◆ **PROBLEM TO WORK ON**
Identify the lines that contain the string "this", then copy each of them.

◆ **SUPPLIED MATERIAL**
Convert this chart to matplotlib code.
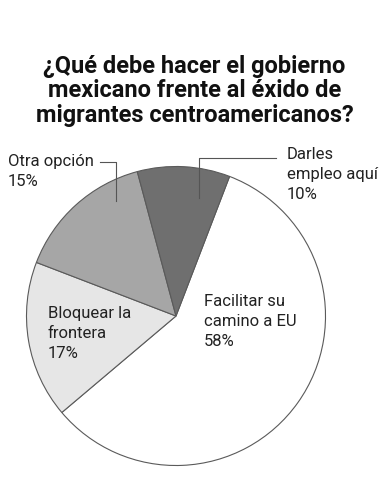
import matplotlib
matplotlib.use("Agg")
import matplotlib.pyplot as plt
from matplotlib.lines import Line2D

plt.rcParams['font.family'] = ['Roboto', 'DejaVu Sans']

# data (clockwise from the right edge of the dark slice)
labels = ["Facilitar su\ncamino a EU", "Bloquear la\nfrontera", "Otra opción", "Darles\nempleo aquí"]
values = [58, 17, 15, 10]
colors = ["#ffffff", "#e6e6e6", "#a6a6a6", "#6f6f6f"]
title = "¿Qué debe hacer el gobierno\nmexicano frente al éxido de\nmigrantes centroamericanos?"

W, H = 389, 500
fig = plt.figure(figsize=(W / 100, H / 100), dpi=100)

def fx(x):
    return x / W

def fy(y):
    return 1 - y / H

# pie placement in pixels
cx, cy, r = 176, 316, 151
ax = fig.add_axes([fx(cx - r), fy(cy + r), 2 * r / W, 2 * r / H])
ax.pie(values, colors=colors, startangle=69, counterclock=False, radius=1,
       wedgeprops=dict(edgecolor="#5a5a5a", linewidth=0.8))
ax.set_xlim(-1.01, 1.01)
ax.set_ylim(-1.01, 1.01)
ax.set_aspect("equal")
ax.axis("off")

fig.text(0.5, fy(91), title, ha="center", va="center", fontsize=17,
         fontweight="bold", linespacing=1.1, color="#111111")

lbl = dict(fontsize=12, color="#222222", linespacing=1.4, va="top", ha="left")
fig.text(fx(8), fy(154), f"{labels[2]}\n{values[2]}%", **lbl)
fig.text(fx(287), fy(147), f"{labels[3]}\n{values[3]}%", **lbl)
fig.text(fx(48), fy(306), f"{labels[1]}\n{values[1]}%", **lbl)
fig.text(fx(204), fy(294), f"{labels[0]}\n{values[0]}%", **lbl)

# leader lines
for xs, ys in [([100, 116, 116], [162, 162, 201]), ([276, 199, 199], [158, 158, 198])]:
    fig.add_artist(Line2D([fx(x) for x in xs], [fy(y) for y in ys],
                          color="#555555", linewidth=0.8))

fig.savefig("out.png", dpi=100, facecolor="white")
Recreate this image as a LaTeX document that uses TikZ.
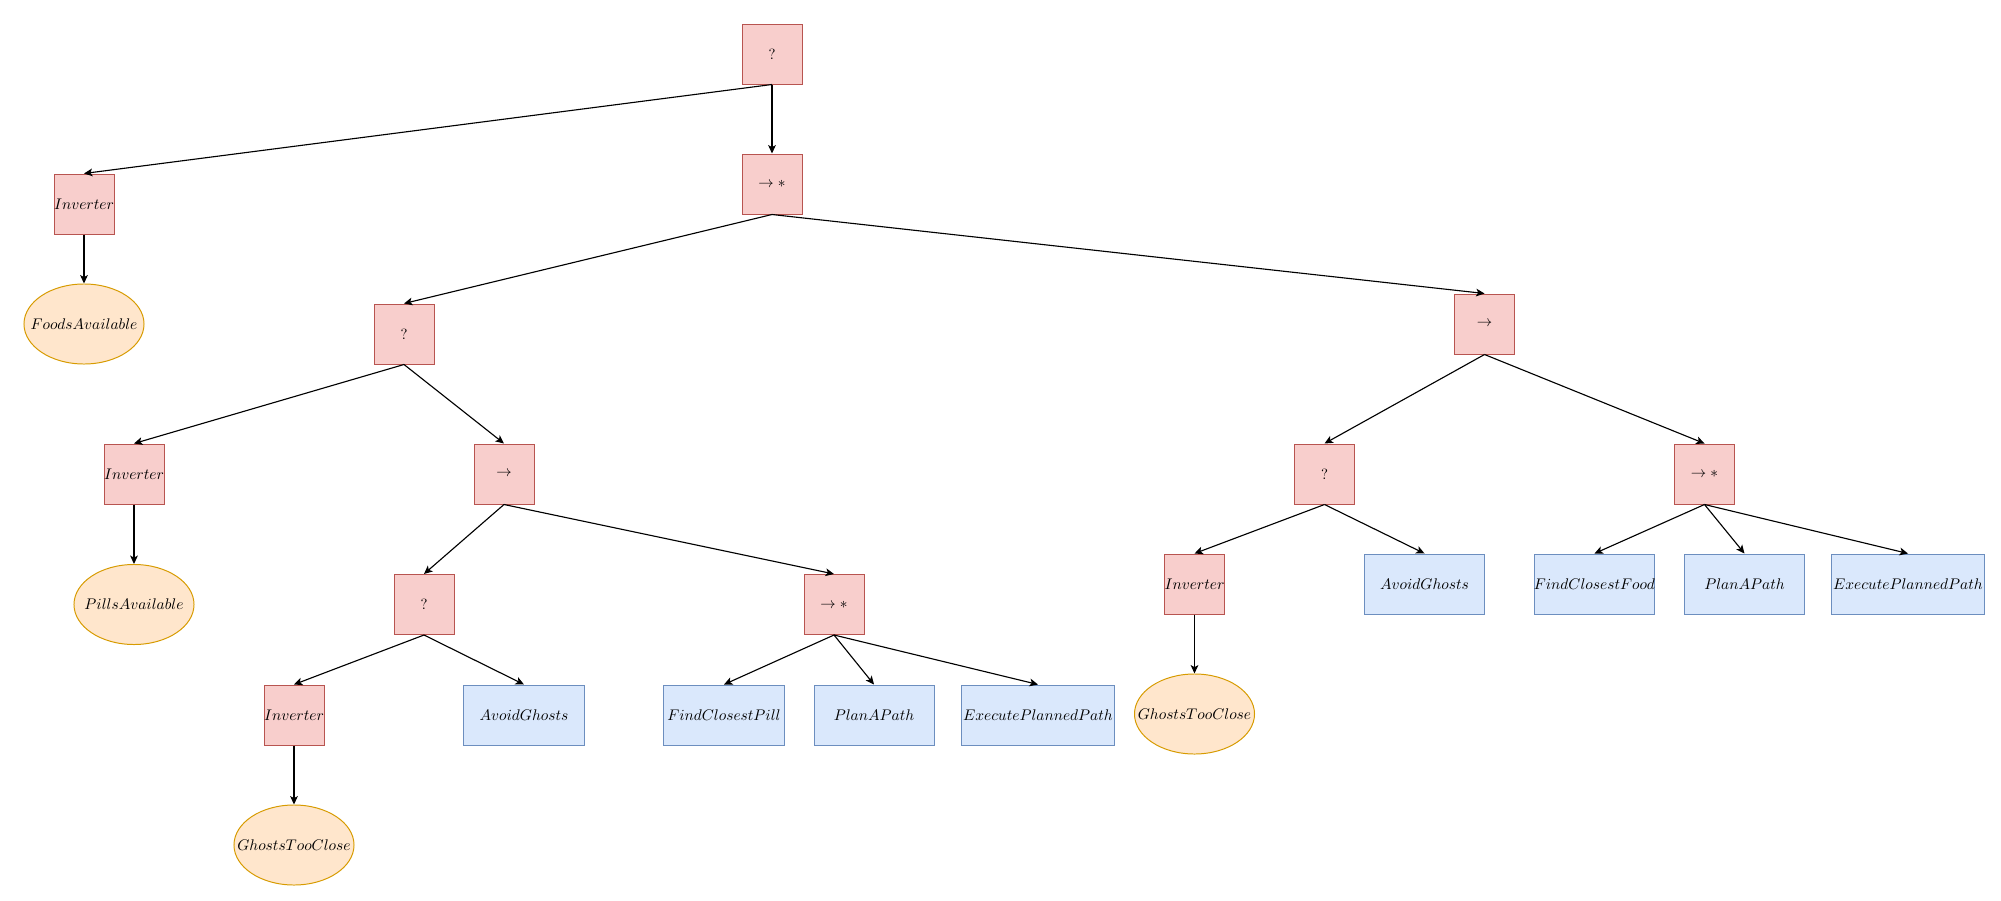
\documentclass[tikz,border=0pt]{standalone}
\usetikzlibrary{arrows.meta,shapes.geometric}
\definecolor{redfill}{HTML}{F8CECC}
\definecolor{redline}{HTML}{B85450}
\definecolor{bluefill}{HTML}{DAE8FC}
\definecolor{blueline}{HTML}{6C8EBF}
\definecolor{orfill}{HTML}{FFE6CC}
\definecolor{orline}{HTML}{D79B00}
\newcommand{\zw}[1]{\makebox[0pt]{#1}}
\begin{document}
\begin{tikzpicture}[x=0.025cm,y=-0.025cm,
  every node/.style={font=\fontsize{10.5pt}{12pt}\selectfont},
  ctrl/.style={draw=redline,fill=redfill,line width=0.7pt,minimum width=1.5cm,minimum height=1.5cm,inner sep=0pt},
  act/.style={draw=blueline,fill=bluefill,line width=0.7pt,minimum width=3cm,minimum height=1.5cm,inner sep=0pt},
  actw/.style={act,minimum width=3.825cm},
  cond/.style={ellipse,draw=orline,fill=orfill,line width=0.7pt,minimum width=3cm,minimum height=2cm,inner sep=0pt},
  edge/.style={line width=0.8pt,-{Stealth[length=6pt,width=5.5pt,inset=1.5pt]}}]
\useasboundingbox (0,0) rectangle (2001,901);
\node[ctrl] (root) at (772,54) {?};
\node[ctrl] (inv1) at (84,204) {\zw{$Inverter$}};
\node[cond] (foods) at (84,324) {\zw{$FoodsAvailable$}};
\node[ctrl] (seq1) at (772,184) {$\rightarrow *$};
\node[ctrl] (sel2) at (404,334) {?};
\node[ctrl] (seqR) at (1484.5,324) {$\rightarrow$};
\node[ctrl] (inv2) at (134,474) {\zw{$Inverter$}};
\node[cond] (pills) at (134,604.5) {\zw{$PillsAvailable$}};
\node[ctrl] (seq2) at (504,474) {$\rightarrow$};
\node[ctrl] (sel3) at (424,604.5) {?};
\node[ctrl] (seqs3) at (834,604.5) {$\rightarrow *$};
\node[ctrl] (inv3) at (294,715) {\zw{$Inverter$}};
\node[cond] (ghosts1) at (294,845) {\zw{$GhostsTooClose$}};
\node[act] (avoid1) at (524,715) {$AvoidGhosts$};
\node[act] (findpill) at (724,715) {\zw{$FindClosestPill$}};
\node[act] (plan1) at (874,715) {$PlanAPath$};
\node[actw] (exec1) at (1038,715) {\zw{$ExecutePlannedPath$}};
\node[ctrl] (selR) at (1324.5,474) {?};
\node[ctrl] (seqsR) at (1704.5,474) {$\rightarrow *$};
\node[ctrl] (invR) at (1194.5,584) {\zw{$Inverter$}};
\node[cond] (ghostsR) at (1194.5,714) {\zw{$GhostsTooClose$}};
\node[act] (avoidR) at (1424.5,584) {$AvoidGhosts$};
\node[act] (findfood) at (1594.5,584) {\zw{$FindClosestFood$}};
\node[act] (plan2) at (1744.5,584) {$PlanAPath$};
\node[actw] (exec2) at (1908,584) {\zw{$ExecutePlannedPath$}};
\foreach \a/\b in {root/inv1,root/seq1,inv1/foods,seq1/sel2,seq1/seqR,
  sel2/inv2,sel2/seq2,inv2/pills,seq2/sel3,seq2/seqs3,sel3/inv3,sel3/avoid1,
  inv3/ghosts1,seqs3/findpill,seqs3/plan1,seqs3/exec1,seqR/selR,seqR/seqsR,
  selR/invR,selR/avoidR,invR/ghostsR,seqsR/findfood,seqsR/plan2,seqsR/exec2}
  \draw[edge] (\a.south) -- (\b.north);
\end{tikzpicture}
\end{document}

◆ **THE OUTPUT**
Convert this chart to matplotlib code.
Recreate this image as a LaTeX document that uses TikZ.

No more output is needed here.